SG Symposium November 2022

Disentangling homophily, community structure and triadic closure in networks

Tiago P. Peixoto
Department of Network and Data Science, CEU, Vienna

24 Nov 2022, 09:15–10:00
LEE E 101

Abstract

One of the most typical properties of network data is the presence of homophily, i.e. the increased tendency of an edge to exist between two nodes if they share the same underlying characteristic, such as a social parameter, metabolic role, etc. More broadly, when the underlying similarity parameter is not specified a priori, the same homophily pattern is known as community structure. Another pervasive pattern encountered in the same kinds of networks is transitivity, i.e. the increased tendency of observing an edge between two nodes if they share a neighbor in common. Although these patterns are indicative of two distinct mechanisms of network formation, namely choice or constraint homophily and triadic closure, respectively, they are generically conflated in non-longitudinal data. This is because both processes can result in the same kinds of observation: 1. the preferred connection between nodes of the same kind can induce the presence of triangles involving similar nodes, and 2. the tendency of triangles to be formed can induce the formation of groups of nodes with a higher density of connections between them, when compared to the rest of the network. This conflation means we cannot reliably interpret the underlying mechanisms of network formation merely from the abundance of triangles or observed community structure in network data.
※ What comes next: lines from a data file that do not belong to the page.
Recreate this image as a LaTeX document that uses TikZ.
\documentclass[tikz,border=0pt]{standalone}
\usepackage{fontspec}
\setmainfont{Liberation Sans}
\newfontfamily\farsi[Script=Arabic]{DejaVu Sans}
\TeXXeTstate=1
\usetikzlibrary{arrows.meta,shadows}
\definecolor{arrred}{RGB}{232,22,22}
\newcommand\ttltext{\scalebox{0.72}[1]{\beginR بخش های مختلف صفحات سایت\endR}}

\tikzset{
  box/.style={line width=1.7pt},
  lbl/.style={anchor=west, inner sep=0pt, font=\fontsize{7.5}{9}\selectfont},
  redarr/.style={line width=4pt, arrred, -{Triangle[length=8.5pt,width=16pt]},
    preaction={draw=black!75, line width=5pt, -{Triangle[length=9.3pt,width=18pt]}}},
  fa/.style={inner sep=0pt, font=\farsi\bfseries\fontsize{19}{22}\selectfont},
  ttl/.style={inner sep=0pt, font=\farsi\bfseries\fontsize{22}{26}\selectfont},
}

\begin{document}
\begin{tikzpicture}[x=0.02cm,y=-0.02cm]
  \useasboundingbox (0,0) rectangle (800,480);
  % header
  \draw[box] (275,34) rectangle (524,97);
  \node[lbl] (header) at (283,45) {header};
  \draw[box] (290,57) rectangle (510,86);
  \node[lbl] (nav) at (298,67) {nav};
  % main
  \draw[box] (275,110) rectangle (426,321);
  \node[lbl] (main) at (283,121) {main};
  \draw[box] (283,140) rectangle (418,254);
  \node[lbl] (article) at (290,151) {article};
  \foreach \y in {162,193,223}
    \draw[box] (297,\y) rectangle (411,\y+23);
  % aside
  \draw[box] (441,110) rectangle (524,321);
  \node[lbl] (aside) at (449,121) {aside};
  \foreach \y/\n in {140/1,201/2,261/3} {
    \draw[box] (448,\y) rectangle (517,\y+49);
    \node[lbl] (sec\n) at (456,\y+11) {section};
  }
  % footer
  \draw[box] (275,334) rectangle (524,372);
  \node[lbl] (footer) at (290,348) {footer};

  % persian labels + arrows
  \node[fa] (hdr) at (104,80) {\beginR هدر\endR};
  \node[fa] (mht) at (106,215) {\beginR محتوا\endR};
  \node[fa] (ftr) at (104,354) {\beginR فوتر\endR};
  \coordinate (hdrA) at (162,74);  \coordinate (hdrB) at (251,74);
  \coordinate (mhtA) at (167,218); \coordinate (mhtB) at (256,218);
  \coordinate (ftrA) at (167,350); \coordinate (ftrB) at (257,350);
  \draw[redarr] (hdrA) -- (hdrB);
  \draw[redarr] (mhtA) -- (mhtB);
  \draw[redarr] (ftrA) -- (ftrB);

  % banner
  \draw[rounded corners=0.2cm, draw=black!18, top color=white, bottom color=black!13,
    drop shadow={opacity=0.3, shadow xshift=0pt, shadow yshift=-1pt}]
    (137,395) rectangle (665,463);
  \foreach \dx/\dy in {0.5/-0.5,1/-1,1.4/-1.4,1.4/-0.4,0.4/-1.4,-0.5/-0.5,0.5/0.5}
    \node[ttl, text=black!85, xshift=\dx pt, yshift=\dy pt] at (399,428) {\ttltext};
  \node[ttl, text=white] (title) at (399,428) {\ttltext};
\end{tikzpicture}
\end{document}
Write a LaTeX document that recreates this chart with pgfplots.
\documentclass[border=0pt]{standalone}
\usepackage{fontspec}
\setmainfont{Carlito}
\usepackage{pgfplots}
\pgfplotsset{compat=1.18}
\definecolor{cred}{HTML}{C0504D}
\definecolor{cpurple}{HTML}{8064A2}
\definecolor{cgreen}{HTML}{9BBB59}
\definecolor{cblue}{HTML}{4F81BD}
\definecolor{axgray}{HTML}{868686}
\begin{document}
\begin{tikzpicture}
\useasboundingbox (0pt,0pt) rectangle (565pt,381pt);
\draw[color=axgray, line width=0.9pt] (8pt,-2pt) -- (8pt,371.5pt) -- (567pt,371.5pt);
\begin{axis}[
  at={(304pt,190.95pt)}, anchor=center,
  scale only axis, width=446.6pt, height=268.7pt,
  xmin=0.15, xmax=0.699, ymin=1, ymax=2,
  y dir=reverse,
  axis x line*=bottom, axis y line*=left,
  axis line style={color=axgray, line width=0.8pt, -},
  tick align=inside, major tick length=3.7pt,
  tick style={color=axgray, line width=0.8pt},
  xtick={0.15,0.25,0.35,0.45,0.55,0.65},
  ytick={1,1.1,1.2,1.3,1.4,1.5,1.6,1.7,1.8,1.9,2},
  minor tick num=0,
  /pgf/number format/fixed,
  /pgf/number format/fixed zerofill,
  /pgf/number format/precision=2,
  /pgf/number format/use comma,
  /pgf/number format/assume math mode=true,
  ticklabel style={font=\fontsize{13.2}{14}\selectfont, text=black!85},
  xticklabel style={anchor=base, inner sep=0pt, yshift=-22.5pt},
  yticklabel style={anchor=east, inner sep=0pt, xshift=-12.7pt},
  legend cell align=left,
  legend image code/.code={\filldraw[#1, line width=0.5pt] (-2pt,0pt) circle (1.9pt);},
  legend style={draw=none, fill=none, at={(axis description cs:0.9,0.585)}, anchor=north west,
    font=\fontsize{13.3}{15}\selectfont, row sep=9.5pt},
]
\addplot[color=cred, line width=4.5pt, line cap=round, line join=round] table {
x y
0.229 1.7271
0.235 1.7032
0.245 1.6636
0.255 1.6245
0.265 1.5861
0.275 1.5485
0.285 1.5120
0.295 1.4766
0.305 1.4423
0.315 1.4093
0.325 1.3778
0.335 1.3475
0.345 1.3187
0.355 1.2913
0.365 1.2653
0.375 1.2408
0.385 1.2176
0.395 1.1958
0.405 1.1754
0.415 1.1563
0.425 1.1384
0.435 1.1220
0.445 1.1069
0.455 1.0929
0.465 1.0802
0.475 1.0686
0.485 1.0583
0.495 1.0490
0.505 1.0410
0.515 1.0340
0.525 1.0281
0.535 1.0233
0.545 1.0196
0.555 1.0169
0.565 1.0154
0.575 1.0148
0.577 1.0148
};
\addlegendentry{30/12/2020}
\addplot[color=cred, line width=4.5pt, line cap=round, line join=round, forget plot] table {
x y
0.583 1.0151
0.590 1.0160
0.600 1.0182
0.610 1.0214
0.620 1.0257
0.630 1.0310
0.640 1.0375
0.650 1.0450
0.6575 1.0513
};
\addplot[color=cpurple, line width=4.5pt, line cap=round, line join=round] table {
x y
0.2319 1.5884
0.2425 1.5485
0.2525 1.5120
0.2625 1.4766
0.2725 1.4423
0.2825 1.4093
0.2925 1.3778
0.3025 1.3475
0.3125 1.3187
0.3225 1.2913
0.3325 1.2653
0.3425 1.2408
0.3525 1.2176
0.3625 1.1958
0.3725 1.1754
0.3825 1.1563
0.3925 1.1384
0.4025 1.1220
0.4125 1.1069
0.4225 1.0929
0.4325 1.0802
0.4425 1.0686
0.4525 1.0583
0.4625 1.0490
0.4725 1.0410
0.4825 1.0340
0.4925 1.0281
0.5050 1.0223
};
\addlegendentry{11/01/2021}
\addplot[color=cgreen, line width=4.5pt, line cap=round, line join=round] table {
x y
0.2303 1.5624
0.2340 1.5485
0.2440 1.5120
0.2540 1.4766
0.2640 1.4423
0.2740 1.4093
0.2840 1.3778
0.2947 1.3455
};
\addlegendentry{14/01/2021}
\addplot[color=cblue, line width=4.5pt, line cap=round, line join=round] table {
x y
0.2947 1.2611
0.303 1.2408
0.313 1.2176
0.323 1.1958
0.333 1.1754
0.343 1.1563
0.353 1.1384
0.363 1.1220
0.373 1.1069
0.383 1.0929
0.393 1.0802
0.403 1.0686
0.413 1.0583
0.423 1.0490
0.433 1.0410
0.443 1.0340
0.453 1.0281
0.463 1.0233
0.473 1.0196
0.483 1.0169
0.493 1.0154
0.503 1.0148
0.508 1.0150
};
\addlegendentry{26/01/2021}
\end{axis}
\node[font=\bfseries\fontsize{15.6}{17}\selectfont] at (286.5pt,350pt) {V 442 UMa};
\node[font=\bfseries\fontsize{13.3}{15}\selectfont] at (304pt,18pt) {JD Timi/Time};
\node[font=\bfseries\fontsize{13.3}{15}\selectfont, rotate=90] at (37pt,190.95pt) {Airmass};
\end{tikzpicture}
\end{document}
In this talk I present a solution to this problem, consisting in a principled method to disentangle homophily and community structure from triadic closure in network data. This is achieved by formulating a generative model that includes community structure in a first instance, and an iterated process of triadic closure in a second. Based on this model, we develop a Bayesian inference algorithm that is capable of identifying which edges are more likely to be due to community structure or triadic closure, in addition to the underlying community structure itself. As I show, this reconstruction yields a detailed interpretation of the underlying mechanisms of network formation, allowing us to identify macro-scale structures that emerge spontaneously from micro-scale higher-order interactions, and in this way we can separate them from inherently macro-scale structures. I show how the method can evade the detection of spurious communities caused solely by the formation of triangles in the network, and how it can improve the performance of link prediction when compared to the pure version of the model without triadic closure.